Modern power systems generate massive volumes of heterogeneous data from sensors, meters, supervisory devices, market platforms, and environmental services. Extracting stable structural patterns—especially community structures—from such big-data environments is essential for understanding grid behavior, enhancing situational awareness, and supporting reliable operation. However, existing community detection approaches often fail to capture the non-stationary temporal dependencies and multimodal heterogeneity inherent in large-scale power networks.

To address these challenges, this study proposes a big-data multimodal learning framework for power system community detection, integrating electrical measurements, topological descriptors, environmental indicators, and operational event logs into a unified representation. A Markov temporal prior is employed to model sequential dependencies and suppress unstable transitions across evolving power system states, thereby improving temporal consistency.
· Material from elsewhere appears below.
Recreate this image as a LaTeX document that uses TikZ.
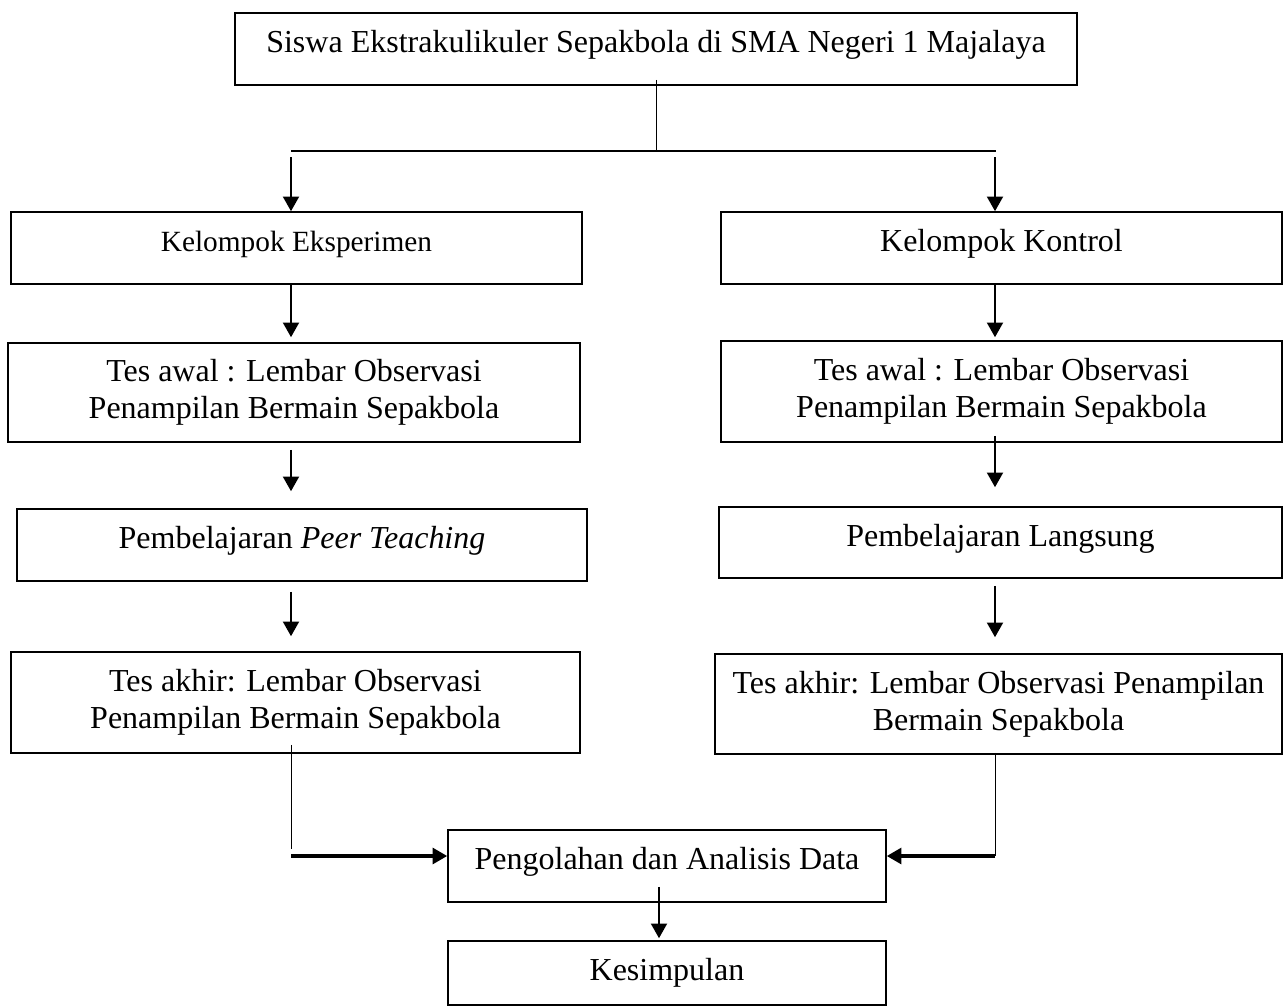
\documentclass[tikz,border=0pt]{standalone}
\usepackage{fontspec}
\setmainfont{Liberation Serif}
\usetikzlibrary{arrows.meta,calc}

\begin{document}
\begin{tikzpicture}[x=0.75pt,y=-0.75pt,>={Triangle[length=11pt,width=12pt]},
  box/.style={draw,line width=1.2pt,inner sep=0pt,align=center,
    font=\fontsize{24pt}{27.6pt}\selectfont},
  one/.style={text height=16.8pt,text depth=11.5pt},
  arr/.style={->,line width=1.5pt},
  feed/.style={->,line width=2.4pt},
  thinl/.style={line width=0.7pt}]
  \useasboundingbox (0,0) rectangle (1283,1007);
  \node[box,one,minimum width=631.5pt,minimum height=54pt] (siswa) at (656,49)
    {Siswa Ekstrakulikuler Sepakbola di SMA Negeri 1 Majalaya};
  \node[box,one,minimum width=428.25pt,minimum height=54pt,
    font=\fontsize{22pt}{25.3pt}\selectfont] (eks) at (296.5,248) {Kelompok Eksperimen};
  \node[box,one,minimum width=420.75pt,minimum height=54pt] (kon) at (1001.5,248) {Kelompok Kontrol};
  \node[box,minimum width=429pt,minimum height=74.25pt] (awalL) at (294,392.5)
    {Tes awal : Lembar Observasi\\Penampilan Bermain Sepakbola};
  \node[box,minimum width=420.75pt,minimum height=75.75pt] (awalR) at (1001.5,391.5)
    {Tes awal : Lembar Observasi\\Penampilan Bermain Sepakbola};
  \node[box,one,minimum width=427.5pt,minimum height=54pt] (peer) at (302,545)
    {Pembelajaran \textit{Peer Teaching}};
  \node[box,one,minimum width=422.25pt,minimum height=53.25pt] (lang) at (1000.5,542.5)
    {Pembelajaran Langsung};
  \node[box,minimum width=426.75pt,minimum height=75.75pt] (akhirL) at (295.5,702.5)
    {Tes akhir: Lembar Observasi\\Penampilan Bermain Sepakbola};
  \node[box,minimum width=425.25pt,minimum height=75pt] (akhirR) at (998.5,704)
    {Tes akhir: Lembar Observasi Penampilan\\Bermain Sepakbola};
  \node[box,one,minimum width=328.5pt,minimum height=54pt] (olah) at (667,866)
    {Pengolahan dan Analisis Data};
  \node[box,minimum width=328.5pt,minimum height=48pt] (kes) at (667,973) {Kesimpulan};

  \coordinate (colL) at (291,0);
  \coordinate (colR) at (995,0);
  \coordinate (colM) at (659,0);
  \coordinate (fork) at (656,151);
  \coordinate (meetL) at (291,856);
  \coordinate (meetR) at (995,856);

  \draw[thinl] ($(siswa.south)+(0,-6)$) -- (fork);
  \draw[line width=0.9pt] (fork -| colL) -- ($(fork -| colR)+(1,0)$);
  \draw[arr] ($(fork -| colL)+(0,6)$) -- (eks.north -| colL);
  \draw[arr] ($(fork -| colR)+(0,6)$) -- (kon.north -| colR);

  \draw[arr] (eks.south -| colL) -- ($(awalL.north -| colL)+(0,-5)$);
  \draw[arr] ($(awalL.south -| colL)+(0,7)$) -- ($(peer.north -| colL)+(0,-17)$);
  \draw[arr] ($(peer.south -| colL)+(0,10)$) -- ($(akhirL.north -| colL)+(0,-15)$);

  \draw[arr] (kon.south -| colR) -- ($(awalR.north -| colR)+(0,-3)$);
  \draw[arr] ($(awalR.south -| colR)+(0,-7)$) -- ($(lang.north -| colR)+(0,-19)$);
  \draw[arr] ($(lang.south -| colR)+(0,7)$) -- ($(akhirR.north -| colR)+(0,-16)$);

  \draw[thinl] ($(akhirL.south -| meetL)+(0,-9)$) -- ($(meetL)+(0,-7)$);
  \draw[feed] (meetL) -- (meetL -| olah.west);
  \draw[thinl] ($(akhirR.south -| meetR)+(0,-2)$) -- (meetR);
  \draw[feed] (meetR) -- (meetR -| olah.east);

  \draw[arr] ($(olah.south -| colM)+(0,-16)$) -- ($(kes.north -| colM)+(0,-2)$);
\end{tikzpicture}
\end{document}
The framework further incorporates scalable data processing, adaptive modality fusion, and topology-aware clustering techniques tailored for large and complex power grids.

Experiments conducted on both real-world and synthetic datasets demonstrate that the proposed framework achieves superior accuracy, robustness, and temporal stability compared with state-of-the-art baselines. The detected community structures align closely with physical grid regions, operational partitions, and disturbance propagation patterns, confirming the method’s practical interpretability.

This work provides a scalable and data-driven solution for community detection in large power systems, offering valuable insights for grid monitoring, anomaly localization, reliability assessment, and intelligent decision-making.